Acantonados atrás das posições conquistadas, os comunistas, recém-chegados, desempenharão o papel dos democratas franceses da época da Grande Revolução, o papel dos célebres jacobinos, cuja carreira seduz tanto os dirigentes bolcheviques, a ponto de eles não se oporem absolutamente a copiá-los, seja em suas pessoas, seja em suas instituições.

Os jacobinos franceses haviam instaurado uma “ditadura dos pobres” tão ilusória quanto aquela dos bolcheviques russos. A fim de assegurar ao povo o esmagamento dos “aristocratas” e outros “contrarrevolucionários”, a fim de mostrar que a capital e o Estado encontravam-se nas mãos dos pobres, os jacobinos haviam colocado os ricos e os aristocratas sob a vigilância das massas, e haviam eles próprios organizado repressões sangrentas contra os inimigos do povo.

Os “tribunais revolucionários” dos sans-culottes parisienses condenavam cotidianamente à morte várias dezenas de inimigos do povo, e desviavam a atenção dos pobres pelo espetáculo das cabeças tombando do cadafalso enquanto estes estavam sempre tão famintos e subjugados; da mesma forma, hoje, na Rússia, adormecem as massas operárias com as prisões de burgueses, sabotadores, com o confisco de palácios, com o estrangulamento da imprensa burguesa e os espetáculos terroristas semelhantes àqueles dos jacobinos.

A despeito dos horrores do terror jacobino, a burguesia instruída havia muito rápido compreendido que era precisamente esse rigor extremo que a havia salvado, que ela havia consolidado as conquistas da burguesia revolucionária, salvando a revolução burguesa e o Estado da pressão da Europa contrarrevolucionária, e ao mesmo tempo inspirado um devotamento a toda prova do povo à “pátria da liberdade, da igualdade e da fraternidade”.

Será inútil os bolcheviques glorificarem a “pátria socialista” e inventarem formas de governo as mais populares possíveis; enquanto as riquezas permanecerem nas mãos da burguesia, a Rússia não cessará de ser um Estado burguês.

Tudo o que realizaram até aqui é só um trabalho de jacobinos: o reforço do Estado democrático, a tentativa de impor às massas a grande mentira segundo a qual desde Outubro teria sido posto fim à dominação dos exploradores, e que todas as riquezas doravante pertenceriam ao povo laborioso; além disso, eles suscitaram na Rússia democrática o patriotismo dos sans-culottes franceses.

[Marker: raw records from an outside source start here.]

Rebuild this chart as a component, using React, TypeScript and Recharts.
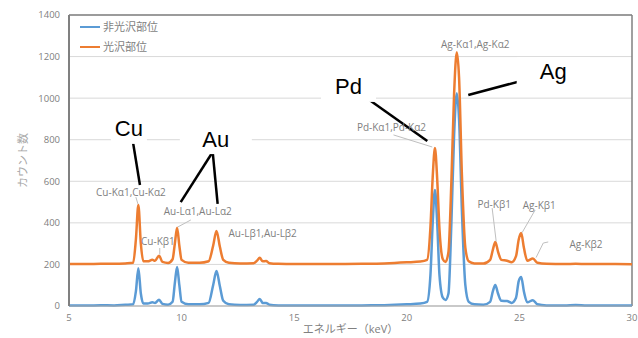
import {
  LineChart,
  Line,
  XAxis,
  YAxis,
  CartesianGrid,
  ReferenceLine,
  ReferenceDot,
} from "recharts";

// エネルギー (keV)
const energy = [
  5.0, 5.8, 6.4, 7.0, 7.5, 7.85, 7.97, 8.08, 8.19, 8.3, 8.5, 8.7, 8.82, 9.0,
  9.15, 9.4, 9.6, 9.7, 9.8, 9.9, 10.0, 10.3, 10.8, 11.2, 11.4, 11.55, 11.7,
  11.85, 12.1, 12.6, 13.2, 13.35, 13.47, 13.6, 13.75, 13.9, 14.3, 15, 16, 17,
  18, 19, 20, 20.6, 20.9, 21.05, 21.15, 21.25, 21.35, 21.45, 21.6, 21.72,
  21.85, 21.98, 22.1, 22.22, 22.32, 22.45, 22.6, 22.75, 23.0, 23.4, 23.7,
  23.82, 23.93, 24.05, 24.2, 24.45, 24.65, 24.85, 24.97, 25.08, 25.2, 25.35,
  25.6, 25.8, 26.2, 27, 27.5, 28, 29, 30,
];

// 非光沢部位
const nonGloss = [
  2, 2, 4, 3, 6, 8, 70, 182, 60, 12, 12, 18, 15, 30,
  10, 6, 20, 110, 188, 100, 20, 8, 8, 15, 100, 168, 95,
  25, 8, 5, 6, 20, 34, 15, 15, 6, 3, 2, 2, 2,
  3, 4, 8, 12, 20, 150, 400, 558, 400, 150, 40, 29,
  60, 400, 820, 1024, 900, 450, 100, 20, 8, 6, 20,
  70, 101, 60, 25, 24, 15, 40, 120, 140, 70, 18,
  28, 8, 3, 2, 5, 2, 2, 2,
];

// 光沢部位
const gloss = [
  202, 202, 203, 203, 205, 208, 320, 486, 300, 215, 215, 222, 218, 242,
  212, 207, 225, 300, 376, 290, 222, 208, 208, 215, 290, 361, 285,
  222, 208, 205, 206, 218, 232, 215, 216, 206, 203, 202, 202, 202,
  203, 205, 210, 214, 222, 380, 620, 760, 610, 370, 225, 212,
  260, 600, 1020, 1221, 1100, 620, 280, 215, 205, 204, 222,
  270, 308, 262, 222, 218, 210, 240, 320, 351, 280, 218,
  228, 208, 203, 202, 203, 202, 202, 201,
];

const seriesNames = ["非光沢部位", "光沢部位"];
const seriesColors = ["#5b9bd5", "#ed7d31"];

const xTicks = [5, 10, 15, 20, 25, 30];
const yTicks = [0, 200, 400, 600, 800, 1000, 1200, 1400];

// peak labels (keV, count)
const peakLabels = [
  { text: "Cu-Kα1,Cu-Kα2", x: 7.75, y: 548 },
  { text: "Cu-Kβ1", x: 8.95, y: 313 },
  { text: "Au-Lα1,Au-Lα2", x: 10.72, y: 457 },
  { text: "Au-Lβ1,Au-Lβ2", x: 13.6, y: 351 },
  { text: "Pd-Kα1,Pd-Kα2", x: 19.32, y: 861 },
  { text: "Ag-Kα1,Ag-Kα2", x: 23.04, y: 1260 },
  { text: "Pd-Kβ1", x: 23.88, y: 491 },
  { text: "Ag-Kβ1", x: 25.88, y: 486 },
  { text: "Ag-Kβ2", x: 27.96, y: 298 },
];

const peakLeaders = [
  [{ x: 7.97, y: 524 }, { x: 8.06, y: 491 }],
  [{ x: 9.03, y: 279 }, { x: 9.03, y: 248 }],
  [{ x: 10.41, y: 414 }, { x: 9.83, y: 380 }],
  [{ x: 19.41, y: 823 }, { x: 21.13, y: 765 }],
  [{ x: 23.79, y: 471 }, { x: 23.97, y: 310 }],
  [{ x: 25.7, y: 462 }, { x: 25.12, y: 353 }],
  [{ x: 26.28, y: 308 }, { x: 26.06, y: 303 }],
  [{ x: 26.06, y: 303 }, { x: 25.74, y: 233 }],
];

// element callouts
const elements = [
  { text: "Cu", x: 7.66, y: 852, w: 36 },
  { text: "Au", x: 11.52, y: 803, w: 72 },
  { text: "Pd", x: 17.41, y: 1054, w: 55 },
  { text: "Ag", x: 26.5, y: 1126, w: 73 },
];

const elementLeaders = [
  [{ x: 7.84, y: 789 }, { x: 8.15, y: 582 }],
  [{ x: 11.38, y: 741 }, { x: 9.96, y: 500 }],
  [{ x: 11.38, y: 741 }, { x: 11.6, y: 491 }],
  [{ x: 18.34, y: 991 }, { x: 20.91, y: 794 }],
  [{ x: 25.57, y: 1097 }, { x: 22.73, y: 1015 }],
];

const data = energy.map((e, i) => ({ e, a: nonGloss[i], b: gloss[i] }));

const FONT = "'Open Sans', 'Noto Sans CJK JP', sans-serif";

export default function App() {
  return (
    <div style={{ position: "absolute", left: 0, top: 0, width: 638, height: 338, background: "#fff" }}>
      <LineChart
        width={638}
        height={338}
        data={data}
        margin={{ top: 15, right: 6, bottom: 12, left: 0 }}
      >
        <CartesianGrid vertical={false} stroke="#d9d9d9" />
        <XAxis
          dataKey="e"
          type="number"
          domain={[5, 30]}
          ticks={xTicks}
          height={20}
          tickSize={0}
          tickMargin={8}
          axisLine={{ stroke: "#a6a6a6" }}
          tick={{ fill: "#808080", fontSize: 9.5, fontFamily: FONT }}
          label={{
            content: ({ viewBox }: any) => (
              <text
                x={viewBox.x + viewBox.width / 2}
                y={333}
                textAnchor="middle"
                fill="#808080"
                fontSize={11}
                fontFamily={FONT}
              >
                エネルギー（keV）
              </text>
            ),
          }}
        />
        <YAxis
          type="number"
          domain={[0, 1400]}
          ticks={yTicks}
          width={69}
          tickSize={0}
          tickMargin={9}
          axisLine={{ stroke: "#808080", strokeWidth: 2 }}
          tick={{ fill: "#808080", fontSize: 9.5, fontFamily: FONT }}
          label={{
            content: ({ viewBox }: any) => (
              <text
                x={22}
                y={viewBox.y + viewBox.height / 2}
                transform={`rotate(-90 22 ${viewBox.y + viewBox.height / 2})`}
                textAnchor="middle"
                dominantBaseline="central"
                fill="#a6a6a6"
                fontSize={11}
                fontFamily={FONT}
              >
                カウント数
              </text>
            ),
          }}
        />
        <ReferenceLine y={1400} stroke="#808080" strokeWidth={1.5} />
        <ReferenceLine x={30} stroke="#808080" strokeWidth={1.5} />
        <Line
          name={seriesNames[0]}
          dataKey="a"
          type="monotone"
          stroke={seriesColors[0]}
          strokeWidth={2.5}
          dot={false}
          isAnimationActive={false}
        />
        <Line
          name={seriesNames[1]}
          dataKey="b"
          type="monotone"
          stroke={seriesColors[1]}
          strokeWidth={2.5}
          dot={false}
          isAnimationActive={false}
        />
        {peakLeaders.map((seg, i) => (
          <ReferenceLine key={`pl${i}`} segment={seg} stroke="#bfbfbf" strokeWidth={1} />
        ))}
        {peakLabels.map((l) => (
          <ReferenceDot
            key={l.text}
            x={l.x}
            y={l.y}
            r={0}
            shape={(p: any) => (
              <text
                x={p.cx}
                y={p.cy}
                textAnchor="middle"
                dominantBaseline="central"
                fill="#7f7f7f"
                fontSize={10}
                fontFamily={FONT}
              >
                {l.text}
              </text>
            )}
          />
        ))}
        {elements.map((l) => (
          <ReferenceDot
            key={l.text}
            x={l.x}
            y={l.y}
            r={0}
            shape={(p: any) => (
              <g>
                <rect x={p.cx - l.w / 2} y={p.cy - 15} width={l.w} height={30} fill="#fff" />
                <text
                  x={p.cx}
                  y={p.cy}
                  textAnchor="middle"
                  dominantBaseline="central"
                  fill="#000"
                  fontSize={22}
                  fontFamily="'Liberation Sans', Arial, sans-serif"
                >
                  {l.text}
                </text>
              </g>
            )}
          />
        ))}
        {elementLeaders.map((seg, i) => (
          <ReferenceLine key={`el${i}`} segment={seg} stroke="#000" strokeWidth={2.5} />
        ))}
      </LineChart>
      {/* legend */}
      <div
        style={{
          position: "absolute",
          left: 80,
          top: 17,
          fontFamily: FONT,
          fontSize: 11,
          color: "#7f7f7f",
          lineHeight: "20px",
        }}
      >
        {seriesNames.map((n, i) => (
          <div key={n} style={{ display: "flex", alignItems: "center", height: 20 }}>
            <span
              style={{
                display: "inline-block",
                width: 20,
                height: 2.5,
                background: seriesColors[i],
                marginRight: 3,
              }}
            />
            {n}
          </div>
        ))}
      </div>
    </div>
  );
}
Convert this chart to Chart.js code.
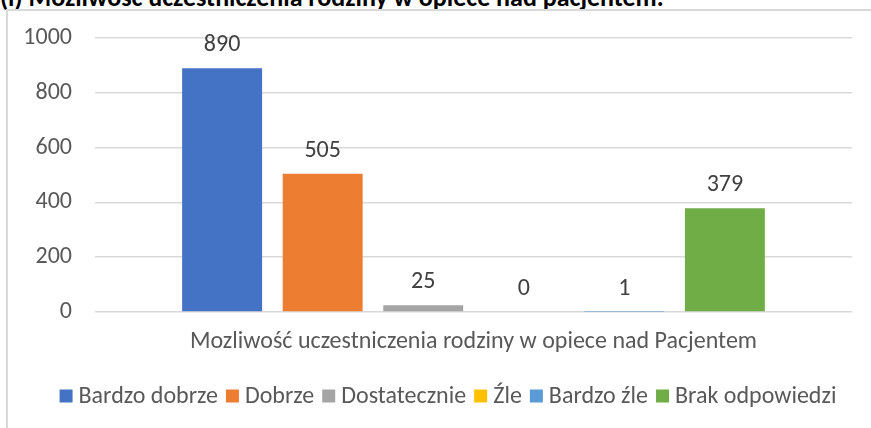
<!DOCTYPE html>
<html>
<head>
<meta charset="utf-8">
<script src="https://cdn.jsdelivr.net/npm/chart.js@4"></script>
<style>
  body { margin: 0; background: #fff; overflow: hidden; }
  #frame { position: absolute; left: 6px; top: 9px; width: 900px; height: 440px;
           border-left: 2px solid #d9d9d9; border-top: 2px solid #d9d9d9; background: #fff; }
  #caption { position: absolute; left: 0; top: -18px; font: bold 26px Carlito, Lato, sans-serif;
             color: #000; white-space: nowrap; line-height: 30px; }
  canvas { position: absolute; left: 0; top: 0; }
</style>
</head>
<body>
<div id="caption">(i) Możliwość uczestniczenia rodziny w opiece nad pacjentem.</div>
<div id="frame"></div>
<canvas id="chart" width="871" height="428"></canvas>
<script>
// chart data
const categories = ['Mozliwość uczestniczenia rodziny w opiece nad Pacjentem'];
const seriesNames = ['Bardzo dobrze', 'Dobrze', 'Dostatecznie', 'Źle', 'Bardzo źle', 'Brak odpowiedzi'];
const seriesValues = [890, 505, 25, 0, 1, 379];
const seriesColors = ['#4472C4', '#ED7D31', '#A5A5A5', '#FFC000', '#5B9BD5', '#70AD47'];
const yTicks = [0, 200, 400, 600, 800, 1000];

const FONT = 'Carlito, Lato, sans-serif';

// value labels above the bars
const valueLabels = {
    id: 'valueLabels',
    afterDatasetsDraw(chart) {
        const ctx = chart.ctx;
        ctx.save();
        ctx.font = '24px ' + FONT;
        ctx.fillStyle = '#404040';
        ctx.textAlign = 'center';
        ctx.textBaseline = 'alphabetic';
        chart.data.datasets.forEach((ds, i) => {
            const bar = chart.getDatasetMeta(i).data[0];
            ctx.fillText(ds.data[0], bar.x, bar.y - 17);
        });
        ctx.restore();
    }
};

// Excel style legend: small square, short gap, text
const bottomLegend = {
    id: 'bottomLegend',
    afterDraw(chart) {
        const ctx = chart.ctx;
        const box = 13, gap = 6, spacing = 8, centerX = 448, centerY = 396;
        ctx.save();
        ctx.font = '24px ' + FONT;
        ctx.textBaseline = 'middle';
        const items = chart.data.datasets.map(ds => ({ ds, w: ctx.measureText(ds.label).width }));
        const total = items.reduce((s, it) => s + box + gap + it.w, 0) + spacing * (items.length - 1);
        let x = centerX - total / 2;
        items.forEach(it => {
            ctx.fillStyle = it.ds.backgroundColor;
            ctx.fillRect(x, centerY - box / 2, box, box);
            x += box + gap;
            ctx.fillStyle = '#595959';
            ctx.fillText(it.ds.label, x, centerY + 1);
            x += it.w + spacing;
        });
        ctx.restore();
    }
};

new Chart(document.getElementById('chart'), {
    type: 'bar',
    data: {
        labels: categories,
        datasets: seriesNames.map((name, i) => ({
            label: name,
            data: [seriesValues[i]],
            backgroundColor: seriesColors[i],
            categoryPercentage: 0.797,
            barPercentage: 0.795
        }))
    },
    options: {
        responsive: false,
        animation: false,
        layout: { padding: { top: 38, right: 19, bottom: 0, left: 0 } },
        plugins: {
            legend: { display: false },
            tooltip: { enabled: false }
        },
        scales: {
            x: {
                grid: { display: false },
                border: { display: false },
                ticks: { color: '#595959', font: { family: FONT, size: 24 }, padding: 8 },
                afterFit(scale) { scale.height = 116; }
            },
            y: {
                min: 0,
                max: 1000,
                afterBuildTicks(scale) { scale.ticks = yTicks.map(v => ({ value: v })); },
                grid: { color: '#d9d9d9', lineWidth: 1.5, drawTicks: false },
                border: { display: false },
                ticks: {
                    color: '#595959',
                    font: { family: FONT, size: 24 },
                    padding: 23,
                    callback: v => String(v)
                },
                afterFit(scale) { scale.width = 95; }
            }
        }
    },
    plugins: [valueLabels, bottomLegend]
});
</script>
</body>
</html>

É com isso que sonhavam os bolcheviques antes de Outubro, enquanto ainda estavam vencidos, quando declaravam que eram os únicos a poder provocar o entusiasmo necessário à defesa da pátria (Lênin, A catástrofe iminente). Eles não cessaram de pensar nisso, uma vez no poder, conquanto não tivessem podido conseguir fazer flamejar o fogo patriótico no seio do exército “enfermo”; eles ainda pensam nisso agora, proclamando uma nova “guerra patriótica”.